Jake Hunter (played by Paul Sloan, and yes, that really is the character’s name) has at one point been a soldier who did some kind of black ops work so secret he could never even tell his own daughter Melissa (Claire Kniaz) what it was exactly. While he’s away black-opping and she’s meant to be kicking a drug habit under the supervision of a friend of his (Michael Madsen), she goes missing near the desert California town Salton Sea, and Hunter puts his skills to use in an effort to find out what happened. Turns out, wouldn’t you know it, she got mixed up with some shady people through her skeevy boyfriend Bobby (Hudson Garland) who is the son of local big shot Nichols (Jake Weber), a man who is trying to go more legit by getting involved with the water industry instead of just running, say, strip bars – which is where Hunter first meets Bobby and his dad.

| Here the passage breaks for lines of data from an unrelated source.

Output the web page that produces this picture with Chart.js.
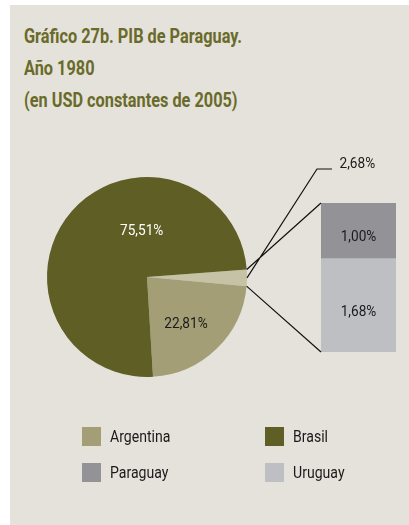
<!DOCTYPE html>
<html lang="es">
<head>
<meta charset="utf-8">
<title>PIB de Paraguay 1980</title>
<script src="https://cdn.jsdelivr.net/npm/chart.js@4/dist/chart.umd.min.js"></script>
<style>
  html, body { margin: 0; padding: 0; background: #ffffff; }
  body { width: 409px; height: 525px; position: relative; overflow: hidden; }
  #panel { position: absolute; left: 10px; top: 5px; right: 0; bottom: 0; background: #e4e2db; }
  #title {
    position: absolute; left: 24px; top: 20px; margin: 0;
    font-family: Roboto, "Liberation Sans", sans-serif;
    font-weight: bold; font-size: 21px; line-height: 32px; color: #6a6a2a;
    transform-origin: 0 0; white-space: nowrap;
  }
  #title span { display: inline-block; }
  canvas { position: absolute; left: 0; top: 0; }
  .legend-item { position: absolute; height: 19px; display: flex; align-items: center;
    font-family: Roboto, "Liberation Sans", sans-serif;
    font-size: 16px; color: #1a1a1a; white-space: nowrap; }
  .legend-item span.box { width: 19px; height: 19px; display: inline-block; margin-right: 9px; flex: none; }
  .legend-item span.txt { display: inline-block; transform: scaleX(0.88); transform-origin: 0 50%; }
</style>
</head>
<body>
<div id="panel"></div>
<h1 id="title"><span id="titleLine1">Gráfico 27b. PIB de Paraguay.</span><br>Año 1980<br>(en USD constantes de 2005)</h1>
<canvas id="pie" width="409" height="525"></canvas>
<canvas id="bars" width="409" height="525"></canvas>
<div id="legend"></div>
<script>
// Share of regional GDP, 1980 (% of total, constant 2005 USD)
const categories = ['Argentina', 'Brasil', 'Paraguay', 'Uruguay'];
const shares = [22.81, 75.51, 1.00, 1.68];
const colors = ['#a39e76', '#5f5e24', '#939397', '#bebfc3'];
const restColor = '#c6c2a5';

const FONT = 'Roboto, "Liberation Sans", sans-serif';
const LABEL_FONT = '15.5px ' + FONT;
const NARROW = 0.88; // horizontal squeeze for a condensed look
const fmt = v => v.toFixed(2).replace('.', ',') + '%';

// condensed title: squeeze so the first line spans 218px
(function fitTitle() {
  const title = document.getElementById('title');
  const w = document.getElementById('titleLine1').getBoundingClientRect().width;
  title.style.transform = 'scaleX(' + (218 / w) + ')';
})();

function condensedText(ctx, text, x, y) {
  ctx.save();
  ctx.translate(x, y);
  ctx.scale(NARROW, 1);
  ctx.fillText(text, 0, 0);
  ctx.restore();
}

// Paraguay + Uruguay are grouped into one slice and broken out in the bar
const restShare = shares[2] + shares[3];
const pieLabels = ['Paraguay y Uruguay', categories[0], categories[1]];
const pieValues = [restShare, shares[0], shares[1]];
const pieColors = [restColor, colors[0], colors[1]];

// Slice value labels: polar placement (degrees from 3 o'clock, fraction of radius)
const sliceLabelPlacement = {
  1: { angle: 50.3, r: 0.61, color: '#1a1a1a' },
  2: { angle: -96.7, r: 0.457, color: '#ffffff' }
};

const pieLabelPlugin = {
  id: 'pieLabels',
  afterDatasetsDraw(chart) {
    const ctx = chart.ctx;
    const meta = chart.getDatasetMeta(0);
    ctx.save();
    ctx.font = LABEL_FONT;
    ctx.textAlign = 'center';
    ctx.textBaseline = 'middle';
    Object.keys(sliceLabelPlacement).forEach(k => {
      const i = +k, p = sliceLabelPlacement[k];
      const arc = meta.data[i];
      const a = p.angle * Math.PI / 180;
      const x = arc.x + Math.cos(a) * arc.outerRadius * p.r;
      const y = arc.y + Math.sin(a) * arc.outerRadius * p.r;
      ctx.fillStyle = p.color;
      condensedText(ctx, fmt(chart.data.datasets[0].data[i]), x, y);
    });
    ctx.restore();
  }
};

const pieChart = new Chart(document.getElementById('pie'), {
  type: 'pie',
  data: {
    labels: pieLabels,
    datasets: [{ data: pieValues, backgroundColor: pieColors, borderWidth: 0 }]
  },
  options: {
    responsive: false,
    animation: false,
    rotation: 85.7,
    layout: { padding: { left: 47, right: 162, top: 177, bottom: 148 } },
    plugins: { legend: { display: false }, tooltip: { enabled: false } },
    events: []
  },
  plugins: [pieLabelPlugin]
});

// Breakout bar plus the connectors back to the grouped slice
const breakoutPlugin = {
  id: 'breakout',
  afterDatasetsDraw(chart) {
    const ctx = chart.ctx;
    const slice = pieChart.getDatasetMeta(0).data[0];
    const cx = slice.x, cy = slice.y, R = slice.outerRadius;
    const pt = a => [cx + Math.cos(a) * R, cy + Math.sin(a) * R];
    const top = chart.getDatasetMeta(1).data[0];
    const bottom = chart.getDatasetMeta(0).data[0];
    const left = top.x - top.width / 2;
    const pStart = pt(slice.startAngle), pEnd = pt(slice.endAngle);
    const pMid = pt((slice.startAngle + slice.endAngle) / 2);

    ctx.save();
    ctx.strokeStyle = '#111111';
    ctx.lineWidth = 1.2;
    ctx.beginPath();
    ctx.moveTo(pStart[0], pStart[1]); ctx.lineTo(left, top.y);
    ctx.moveTo(pEnd[0], pEnd[1]); ctx.lineTo(left, bottom.base);
    // leader to the total label
    const elbowX = left - 4, elbowY = top.y - 34;
    ctx.moveTo(pMid[0], pMid[1]); ctx.lineTo(elbowX, elbowY); ctx.lineTo(elbowX + 15, elbowY);
    ctx.stroke();

    ctx.font = LABEL_FONT;
    ctx.fillStyle = '#1a1a1a';
    ctx.textBaseline = 'middle';
    ctx.textAlign = 'left';
    condensedText(ctx, fmt(restShare), elbowX + 22.5, elbowY - 4.5);

    ctx.textAlign = 'center';
    chart.data.datasets.forEach((ds, di) => {
      const bar = chart.getDatasetMeta(di).data[0];
      condensedText(ctx, fmt(ds.data[0]), bar.x, (bar.y + bar.base) / 2 + 6.5);
    });
    ctx.restore();
  }
};

new Chart(document.getElementById('bars'), {
  type: 'bar',
  data: {
    labels: ['Paraguay y Uruguay'],
    datasets: [
      { label: categories[3], data: [shares[3]], backgroundColor: colors[3] },
      { label: categories[2], data: [shares[2]], backgroundColor: colors[2] }
    ]
  },
  options: {
    responsive: false,
    animation: false,
    layout: { padding: { left: 321, right: 13, top: 203, bottom: 173 } },
    datasets: { bar: { barPercentage: 1, categoryPercentage: 1, borderWidth: 0 } },
    scales: {
      x: { stacked: true, display: false },
      y: { stacked: true, display: false, min: 0, max: restShare }
    },
    plugins: { legend: { display: false }, tooltip: { enabled: false } },
    events: []
  },
  plugins: [breakoutPlugin]
});

// Legend, two columns
const legendPos = [[82, 427], [265, 427], [82, 463], [265, 463]];
const legend = document.getElementById('legend');
categories.forEach((name, i) => {
  const item = document.createElement('div');
  item.className = 'legend-item';
  item.style.left = legendPos[i][0] + 'px';
  item.style.top = legendPos[i][1] + 'px';
  const box = document.createElement('span');
  box.className = 'box';
  box.style.background = colors[i];
  const txt = document.createElement('span');
  txt.className = 'txt';
  txt.textContent = name;
  item.appendChild(box);
  item.appendChild(txt);
  legend.appendChild(item);
});
</script>
</body>
</html>
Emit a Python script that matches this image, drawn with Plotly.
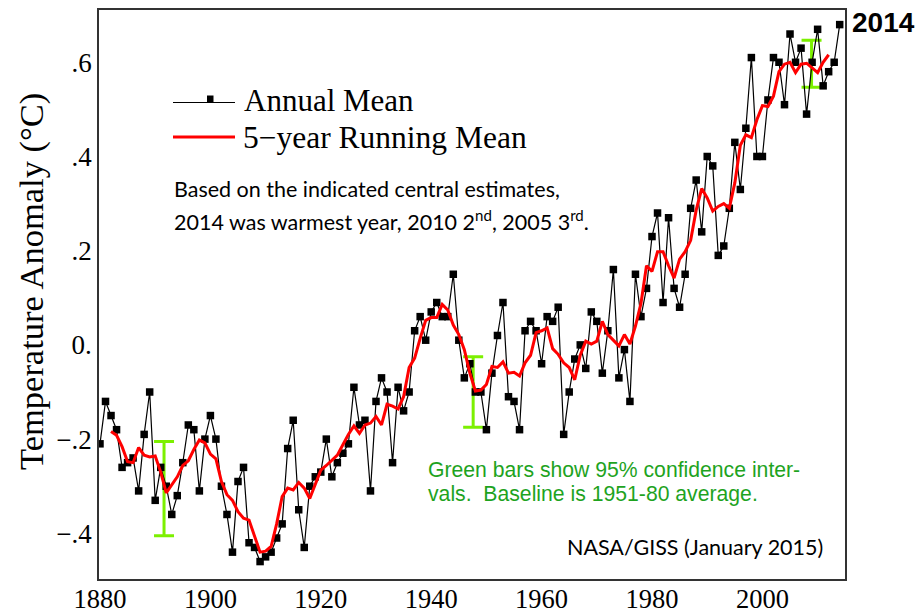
import plotly.graph_objects as go

years = list(range(1880, 2015))
annual_mean = [
    -0.21, -0.12, -0.15, -0.18, -0.26, -0.25, -0.24, -0.31, -0.19, -0.10,
    -0.33, -0.26, -0.30, -0.36, -0.32, -0.25, -0.17, -0.18, -0.31, -0.20,
    -0.15, -0.20, -0.30, -0.36, -0.44, -0.29, -0.26, -0.42, -0.43, -0.46,
    -0.45, -0.44, -0.41, -0.38, -0.22, -0.16, -0.35, -0.43, -0.30, -0.28,
    -0.27, -0.20, -0.28, -0.25, -0.23, -0.21, -0.09, -0.17, -0.16, -0.31,
    -0.12, -0.07, -0.10, -0.25, -0.09, -0.14, -0.10, 0.03, 0.06, 0.01,
    0.07, 0.09, 0.06, 0.06, 0.15, 0.01, -0.07, -0.04, -0.10, -0.10,
    -0.18, -0.06, 0.02, 0.09, -0.11, -0.12, -0.18, 0.03, 0.05, 0.03,
    -0.04, 0.06, 0.05, 0.08, -0.19, -0.10, -0.03, 0.00, -0.05, 0.07,
    0.05, -0.06, 0.03, 0.16, -0.07, -0.01, -0.12, 0.15, 0.06, 0.12,
    0.23, 0.28, 0.09, 0.27, 0.12, 0.08, 0.15, 0.29, 0.35, 0.24,
    0.40, 0.38, 0.19, 0.21, 0.29, 0.43, 0.33, 0.46, 0.61, 0.40,
    0.40, 0.52, 0.61, 0.60, 0.51, 0.66, 0.60, 0.63, 0.49, 0.60,
    0.67, 0.55, 0.58, 0.60, 0.68,
]

running_years = list(range(1882, 2013))
running_mean = [
    -0.184, -0.192, -0.216, -0.248, -0.250, -0.218, -0.234, -0.238, -0.236, -0.270,
    -0.314, -0.298, -0.280, -0.256, -0.246, -0.222, -0.202, -0.208, -0.232, -0.242,
    -0.290, -0.318, -0.330, -0.354, -0.368, -0.372, -0.404, -0.440, -0.438, -0.428,
    -0.380, -0.322, -0.304, -0.308, -0.292, -0.304, -0.326, -0.296, -0.266, -0.256,
    -0.246, -0.234, -0.212, -0.190, -0.172, -0.188, -0.170, -0.166, -0.152, -0.170,
    -0.126, -0.130, -0.136, -0.110, -0.048, -0.028, 0.014, 0.052, 0.058, 0.058,
    0.086, 0.074, 0.042, 0.022, -0.010, -0.060, -0.098, -0.096, -0.084, -0.046,
    -0.048, -0.036, -0.060, -0.058, -0.066, -0.038, -0.022, 0.026, 0.030, 0.036,
    -0.008, -0.020, -0.038, -0.048, -0.074, -0.022, 0.008, 0.002, 0.008, 0.050,
    0.022, 0.010, -0.002, 0.022, 0.002, 0.040, 0.088, 0.168, 0.156, 0.198,
    0.198, 0.168, 0.142, 0.182, 0.198, 0.222, 0.286, 0.332, 0.312, 0.284,
    0.294, 0.300, 0.290, 0.344, 0.424, 0.446, 0.440, 0.478, 0.508, 0.506,
    0.528, 0.580, 0.596, 0.600, 0.578, 0.596, 0.598, 0.588, 0.578, 0.600,
    0.616,
]

ci_years = [1891.6, 1947.6, 2008.9]
ci_center = [-0.305, -0.100, 0.597]
ci_half = [0.100, 0.075, 0.050]

x_tick_vals = [1880, 1900, 1920, 1940, 1960, 1980, 2000]
x_tick_text = ["1880", "1900", "1920", "1940", "1960", "1980", "2000"]
y_tick_vals = [-0.4, -0.2, 0.0, 0.2, 0.4, 0.6]
y_tick_text = ["\u2212.4", "\u2212.2", "0.", ".2", ".4", ".6"]

SERIF = "Liberation Serif, Times New Roman, serif"
SANS = "Lato, Carlito, Noto Sans, sans-serif"
ARIAL = "Liberation Sans, Arial, sans-serif"

fig = go.Figure()

fig.add_trace(go.Scatter(
    x=ci_years, y=ci_center, mode="markers",
    marker=dict(size=1, color="rgba(0,0,0,0)"),
    error_y=dict(type="data", array=ci_half, visible=True,
                 color="#7CF000", thickness=3, width=10),
    showlegend=False, hoverinfo="skip",
))

fig.add_trace(go.Scatter(
    x=years, y=annual_mean, mode="lines+markers", name="Annual Mean",
    line=dict(color="black", width=1.2),
    marker=dict(symbol="square", size=7.5, color="black"),
    showlegend=False,
))

fig.add_trace(go.Scatter(
    x=running_years, y=running_mean, mode="lines", name="5\u2212year Running Mean",
    line=dict(color="#ff0000", width=3),
    showlegend=False,
))

# The page body has an 8px default margin, so the figure is drawn 8px in.
OFF = 8
VIEW_W, VIEW_H = 924, 614
W, H = VIEW_W - OFF, VIEW_H - OFF
# plot-area edges in viewport pixels
L, R, T, B = 99, 845, 10, 579


def px(x):
    return (x - L) / (R - L)


def py(y):
    return (B - y) / (B - T)


shapes = [
    dict(type="line", xref="paper", yref="paper", x0=px(173), x1=px(235),
         y0=py(102.5), y1=py(102.5), line=dict(color="black", width=1.2)),
    dict(type="rect", xref="paper", yref="paper", x0=px(207), x1=px(213.5),
         y0=py(102.5), y1=py(95.5), line=dict(width=0), fillcolor="black"),
    dict(type="line", xref="paper", yref="paper", x0=px(173), x1=px(235),
         y0=py(137), y1=py(137), line=dict(color="#ff0000", width=3)),
]

annotations = [
    dict(text="Temperature Anomaly (\u00b0C)", x=px(31), y=py(282), textangle=-90,
         xanchor="center", yanchor="middle",
         font=dict(family=SERIF, size=34.5, color="black")),
    dict(text="Annual Mean", x=px(242), y=py(101), xanchor="left", yanchor="middle",
         font=dict(family=SERIF, size=31, color="black")),
    dict(text="5\u2212year Running Mean", x=px(241), y=py(137), xanchor="left", yanchor="middle",
         font=dict(family=SERIF, size=31.5, color="black")),
    dict(text="Based on the indicated central estimates,", x=px(172), y=py(189),
         xanchor="left", yanchor="middle", font=dict(family=SANS, size=21.5, color="black")),
    dict(text="2014 was warmest year, 2010 2<sup>nd</sup>, 2005 3<sup>rd</sup>.", x=px(172), y=py(220),
         xanchor="left", yanchor="middle", font=dict(family=SANS, size=21.5, color="black")),
    dict(text="Green bars show 95% confidence inter-", x=px(426), y=py(469),
         xanchor="left", yanchor="middle", font=dict(family=ARIAL, size=21.2, color="#1ea31e")),
    dict(text="vals.  Baseline is 1951-80 average.", x=px(426), y=py(494),
         xanchor="left", yanchor="middle", font=dict(family=ARIAL, size=21.2, color="#1ea31e")),
    dict(text="NASA/GISS (January 2015)", x=px(825), y=py(547),
         xanchor="right", yanchor="middle", font=dict(family=SANS, size=21.5, color="black")),
    dict(text="<b>2014</b>", x=px(850), y=py(23),
         xanchor="left", yanchor="middle", font=dict(family=ARIAL, size=28, color="black")),
]
for a in annotations:
    a.update(xref="paper", yref="paper", showarrow=False)

fig.update_layout(
    width=W, height=H,
    margin=dict(l=L - OFF, r=W - (R - OFF), t=T - OFF, b=H - (B - OFF), pad=0, autoexpand=False),
    paper_bgcolor="white", plot_bgcolor="white",
    shapes=shapes, annotations=annotations,
    xaxis=dict(range=[1879.82, 2014.96], tickvals=x_tick_vals, ticktext=x_tick_text,
               showgrid=False, zeroline=False, ticks="", automargin=False,
               ticklabelstandoff=-5,
               showline=True, mirror=True, linecolor="#333333", linewidth=1.5,
               tickfont=dict(family=SERIF, size=26.5, color="black")),
    yaxis=dict(range=[-0.497, 0.711], tickvals=y_tick_vals, ticktext=y_tick_text,
               showgrid=False, zeroline=False, ticks="", automargin=False,
               showline=True, mirror=True, linecolor="#333333", linewidth=1.5,
               tickfont=dict(family=SERIF, size=27, color="black")),
)

fig.write_html("out.html")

Sigh. How many times do we have to do this? Does the world really need another film about some swaggering patriarch searching for, and avenging the death of, “his little girl”? The grandpappy progenitor of the form is arguably Paul Schrader’s now dated but still deeply discomforting Hardcore from 1979 which starred George C Scott. But the many and sundry knockoffs and remakes (see Joel Schumacher’s 8mm) too often rely on a reductive sort of morality wherein we’re meant to be horrified at the idea of one young lady’s innocence being despoiled but are still meant to leer at the images of other women in the sex trade who are encountered, usually barely dressed, along the way. Sure enough, that’s exactly what’s going on here when Hunter first meets the baddies at a pole dancing establishment. It’s all a bit icky really.

Strictly as an action film, this is tedious stuff. The combat scenes are ponderous, the dialogue is risible, and the editing is clunky as a tank trying to do doughnuts. At least there are some fetching drone shots of date palms that create pleasing, nearly abstract compositions when seen from above, which break up the monotony.

• Every Last One of Them is released on 8 November on digital platforms.